-- START --

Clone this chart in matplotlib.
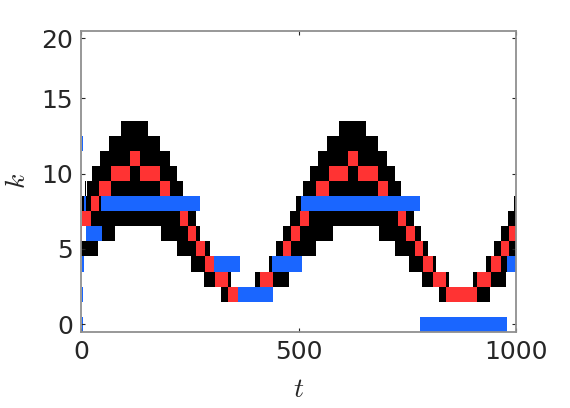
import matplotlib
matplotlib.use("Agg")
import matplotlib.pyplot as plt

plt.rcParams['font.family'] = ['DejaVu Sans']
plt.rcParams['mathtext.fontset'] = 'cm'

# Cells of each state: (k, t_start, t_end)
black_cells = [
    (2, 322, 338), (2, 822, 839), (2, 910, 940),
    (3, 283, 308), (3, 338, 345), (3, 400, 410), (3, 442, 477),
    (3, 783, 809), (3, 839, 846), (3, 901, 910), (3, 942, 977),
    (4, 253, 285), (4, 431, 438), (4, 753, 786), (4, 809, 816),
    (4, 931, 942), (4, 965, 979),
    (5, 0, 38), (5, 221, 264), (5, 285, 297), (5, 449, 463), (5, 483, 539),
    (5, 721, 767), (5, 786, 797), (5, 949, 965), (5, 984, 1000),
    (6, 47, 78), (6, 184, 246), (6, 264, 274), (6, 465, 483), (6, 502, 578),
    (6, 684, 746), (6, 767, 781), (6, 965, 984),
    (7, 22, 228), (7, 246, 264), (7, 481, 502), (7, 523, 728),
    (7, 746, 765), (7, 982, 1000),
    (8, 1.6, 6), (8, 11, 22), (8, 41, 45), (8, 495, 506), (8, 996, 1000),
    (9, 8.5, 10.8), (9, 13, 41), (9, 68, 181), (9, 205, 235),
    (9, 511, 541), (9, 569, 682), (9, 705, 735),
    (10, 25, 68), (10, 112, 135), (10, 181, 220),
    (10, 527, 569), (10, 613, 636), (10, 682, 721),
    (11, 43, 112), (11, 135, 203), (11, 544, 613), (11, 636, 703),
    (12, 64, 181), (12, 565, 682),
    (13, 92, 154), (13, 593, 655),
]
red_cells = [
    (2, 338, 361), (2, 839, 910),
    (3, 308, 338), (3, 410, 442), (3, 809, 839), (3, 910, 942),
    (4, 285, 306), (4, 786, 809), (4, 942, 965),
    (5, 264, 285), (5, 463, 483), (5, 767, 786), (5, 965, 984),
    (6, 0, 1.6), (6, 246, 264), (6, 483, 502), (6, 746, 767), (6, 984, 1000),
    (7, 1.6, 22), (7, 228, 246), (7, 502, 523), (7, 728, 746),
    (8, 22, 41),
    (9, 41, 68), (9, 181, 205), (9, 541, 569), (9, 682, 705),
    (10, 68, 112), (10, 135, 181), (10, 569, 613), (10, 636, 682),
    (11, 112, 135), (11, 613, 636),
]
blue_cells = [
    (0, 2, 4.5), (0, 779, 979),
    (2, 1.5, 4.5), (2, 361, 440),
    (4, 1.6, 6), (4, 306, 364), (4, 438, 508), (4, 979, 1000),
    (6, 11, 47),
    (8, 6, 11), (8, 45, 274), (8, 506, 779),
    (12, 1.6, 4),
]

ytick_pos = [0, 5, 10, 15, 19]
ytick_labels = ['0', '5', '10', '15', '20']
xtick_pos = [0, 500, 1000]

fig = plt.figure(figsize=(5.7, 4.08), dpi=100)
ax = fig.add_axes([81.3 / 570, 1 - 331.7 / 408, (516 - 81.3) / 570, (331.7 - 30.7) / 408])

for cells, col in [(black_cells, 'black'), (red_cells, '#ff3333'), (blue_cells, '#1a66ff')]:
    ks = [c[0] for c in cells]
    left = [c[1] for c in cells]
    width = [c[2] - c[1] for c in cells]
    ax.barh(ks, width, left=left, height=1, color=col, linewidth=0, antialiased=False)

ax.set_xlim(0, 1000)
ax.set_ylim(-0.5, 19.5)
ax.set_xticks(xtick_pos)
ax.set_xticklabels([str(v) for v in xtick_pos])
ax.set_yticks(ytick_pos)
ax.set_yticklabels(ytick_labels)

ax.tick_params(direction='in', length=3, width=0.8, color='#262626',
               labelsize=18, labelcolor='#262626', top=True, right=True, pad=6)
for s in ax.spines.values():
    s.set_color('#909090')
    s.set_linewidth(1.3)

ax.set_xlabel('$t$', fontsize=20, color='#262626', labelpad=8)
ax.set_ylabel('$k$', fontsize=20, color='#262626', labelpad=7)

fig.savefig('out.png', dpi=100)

-- END --

_Exercise instructions:_ Your task is to return the lines above, from the first one up to and including the line containing "plt.rcParams['mathtext.fontset'] = 'cm'", minus any pictures.

_Written answer:_
Clone this chart in matplotlib.
import matplotlib
matplotlib.use("Agg")
import matplotlib.pyplot as plt

plt.rcParams['font.family'] = ['DejaVu Sans']
plt.rcParams['mathtext.fontset'] = 'cm'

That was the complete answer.